Что же заставляет их делать это?
Ответ банальный: трусость".
Это пишет Виктор Шендерович в статье "Вопрос ребром" (echo.msk.ru, 31.07.2015)
Ему отвечает в комментариях читатель под ником pavel_svr:
"Не трусость, а страх за страну. Именно страх потерять ее. Понимаю, и готов с этим законно бороться, что у власти далеко не все честны и дальновидны, но рассматривать качество власти одним днем, годом нельзя".

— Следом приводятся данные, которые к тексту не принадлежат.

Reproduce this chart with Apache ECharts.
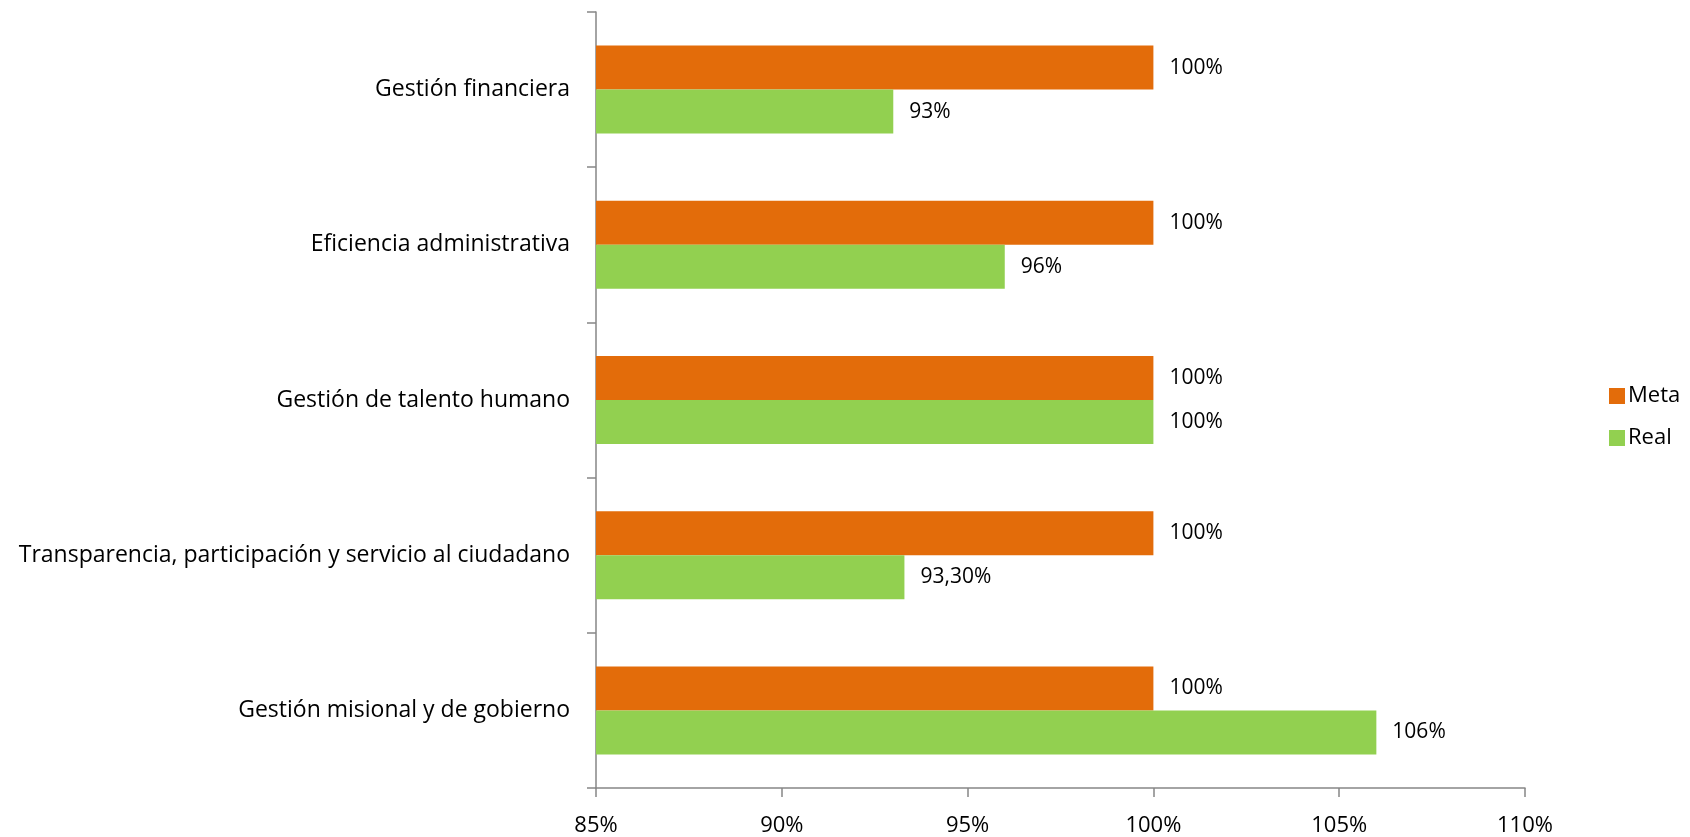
<!DOCTYPE html>
<html><head><meta charset="utf-8">
<script src="https://cdn.jsdelivr.net/npm/echarts@6/dist/echarts.min.js"></script>
<style>html,body{margin:0;padding:0;background:#fff}#c{width:1690px;height:837px}</style>
</head><body><div id="c"></div>
<script>
const categories = ["Gestión financiera","Eficiencia administrativa","Gestión de talento humano","Transparencia, participación y servicio al ciudadano","Gestión misional y de gobierno"];
const metaValues = [100,100,100,100,100];
const realValues = [93,96,100,93.3,106];
const metaLabels = ["100%","100%","100%","100%","100%"];
const realLabels = ["93%","96%","100%","93,30%","106%"];
const xTicks = {min:85,max:110,interval:5};

const FONT = "Open Sans";
const chart = echarts.init(document.getElementById('c'));
chart.setOption({
  animation:false,
  textStyle:{fontFamily:FONT},
  grid:{left:596,right:165,top:12,bottom:47,containLabel:false},
  legend:{
    orient:'vertical', left:1604, top:380, itemWidth:16, itemHeight:16, itemGap:20,
    icon:'rect',
    textStyle:{fontFamily:FONT,fontSize:22,color:'#000',padding:[0,0,0,-2]},
    data:['Meta','Real']
  },
  xAxis:{
    type:'value', min:xTicks.min, max:xTicks.max, interval:xTicks.interval,
    axisLine:{show:true,lineStyle:{color:'#868686',width:1.5}},
    axisTick:{show:true,length:9,lineStyle:{color:'#868686',width:1.5}},
    splitLine:{show:false},
    axisLabel:{formatter:'{value}%',fontFamily:FONT,fontSize:22,color:'#000',margin:27}
  },
  yAxis:{
    type:'category', data:categories, inverse:true,
    axisLine:{show:true,lineStyle:{color:'#868686',width:1.5}},
    axisTick:{show:true,length:9,alignWithLabel:false,lineStyle:{color:'#868686',width:1.5}},
    axisLabel:{fontFamily:FONT,fontSize:23,color:'#000',margin:26}
  },
  series:[
    {name:'Meta',type:'bar',data:metaValues,barWidth:44,barGap:'0%',
     itemStyle:{color:'#E36C0A'},
     label:{show:true,position:'right',distance:16,fontFamily:FONT,fontSize:21,color:'#000',
       formatter:p=>metaLabels[p.dataIndex]}},
    {name:'Real',type:'bar',data:realValues,barWidth:44,barGap:'0%',
     itemStyle:{color:'#92D050'},
     label:{show:true,position:'right',distance:16,fontFamily:FONT,fontSize:21,color:'#000',
       formatter:p=>realLabels[p.dataIndex]}}
  ]
});
</script></body></html>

На этот комментарий отвечает другой читатель под ником ostfreiwillige:
"Готов законно бороться? Как? А вы что делаете для этого? "Ура" кричите? Вы никак не в состоянии отделить власть от страны. Для вас это одно и то же. А те, кто пытается вам глаза раскрыть, кто не согласен кричать власти "Ура", для вас предатели. Как были, так и остались верноподданными, а не гражданами. И нет у вас страха за страну, вам на неё плевать. Было бы не плевать, вы б давно погнали эту воровскую власть поганой метлой. А вы просто холопы, запуганные трусливые холопы".
[2] "Неоформленное прошлое", т.е. не переработанное историей, и общество поэтому находится в подвешенном состоянии (Евгений Добренко, профессор Шеффилдского университета, Лондон).